旧はてなダイアリー「日本語練習中」〈http://d.hatena.ne.jp/uakira/〉のデータを引き継ぎ、書き足しています。

外旋字形と内旋字形

そんなコトバが世間一般に流通しているのかどうかは知らねぇんだども、ウチの野郎ッコの書字能力ば説明するのに必要なコトバなんで、使ってみる。
関節の運動を示す言葉に、外旋・内旋といふものがある。右利きのヒトにとって、手を時計回りに動かすのが外旋で、反対方向が内旋だ。この外旋方向さ筆を運ぶ動きで描く字形――例へば右利きのヒトにとっての「つ」の字――ば「外旋字形」と呼んでみる。同時に、右利きの「し」の字ば「内旋字形」と呼ばう。
満三歳三ヶ月を過ぎたウチの野郎ッコ、「外旋字形」についてはクレヨンを使って10cm角くらいの大きさから30cm角くらいの大きさの範囲でそれなりの形に仕上げることができるようになってきたんだども、「内旋字形」といふか、内旋方向の線分を描くことができねぇでゐる。

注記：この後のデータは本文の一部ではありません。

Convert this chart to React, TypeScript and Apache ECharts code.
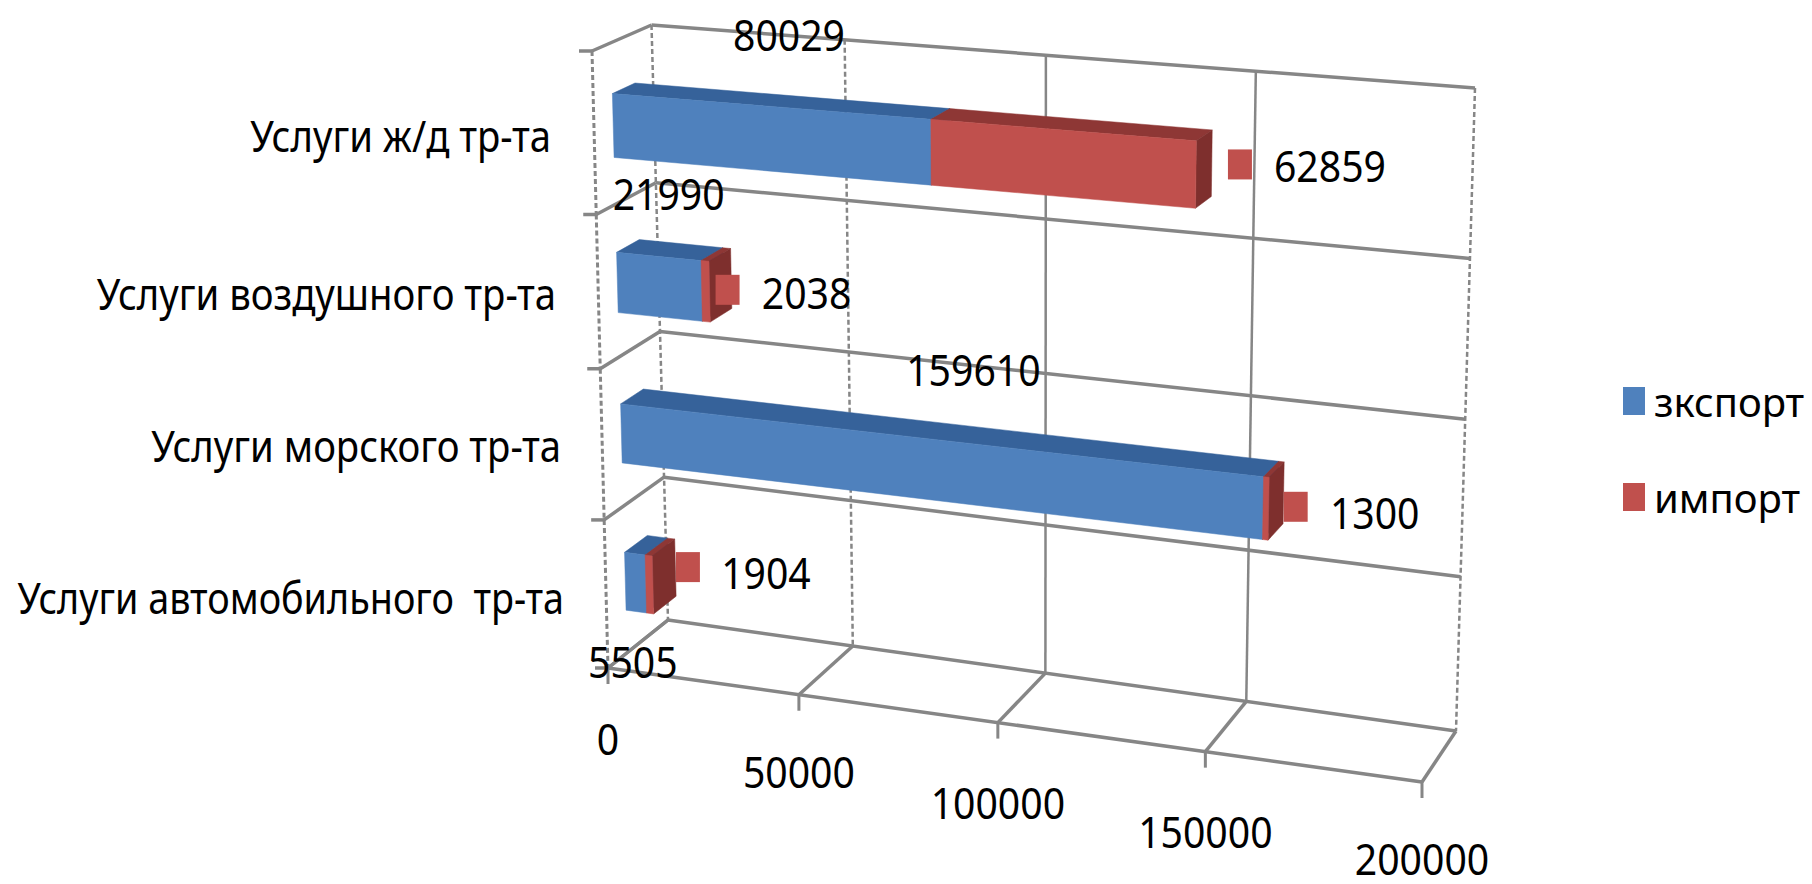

一通り描けるやうになりつつあるアラビア数字の書字に関して、幾つか興味深い点。
「5」は、「横向きの直線」「縦向きの直線」「曲線」といふ3つのパーツを合成した図形として認知してゐるらしく、これを自分に近い線分から順に「つ」「|」「ー」と描く。
「2」も一筆では描けず、「つ」と「ー」の合成なんだども、描き順は「つ」「ー」。
大人の書き順だと「内旋字形」である「6」は、時計回りの「○」を描いてツノを生やす。「9」も時計回りの「○」を描いてシッポを生やしてゐる。
やや「内旋字形」であり得る「4」は、「∠」+「|」ではなく、短い「|」+「ー」+長い「|」に分解して描いてゐる。
自発的に字形を描いて遊んでゐるのは主にアラビア数字だけなんだども、他に平仮名の「と」は、何度も描かうとしてゐる。何度も描かうとして、「と」「と」と唱えながら曲線を先に描くんだども、その都度「し」的「内旋字形」であるべき曲線が「つ」的「外旋字形」になってしまふので、ぐちゃぐちゃの線を描き足して図を潰してしまってゐる。
平仮名で唯一本人なりに満足に描けてゐるのが「い」で、「||||」と棒を四本並べて「いい」と読み上げて喜んでゐる愛い奴だ。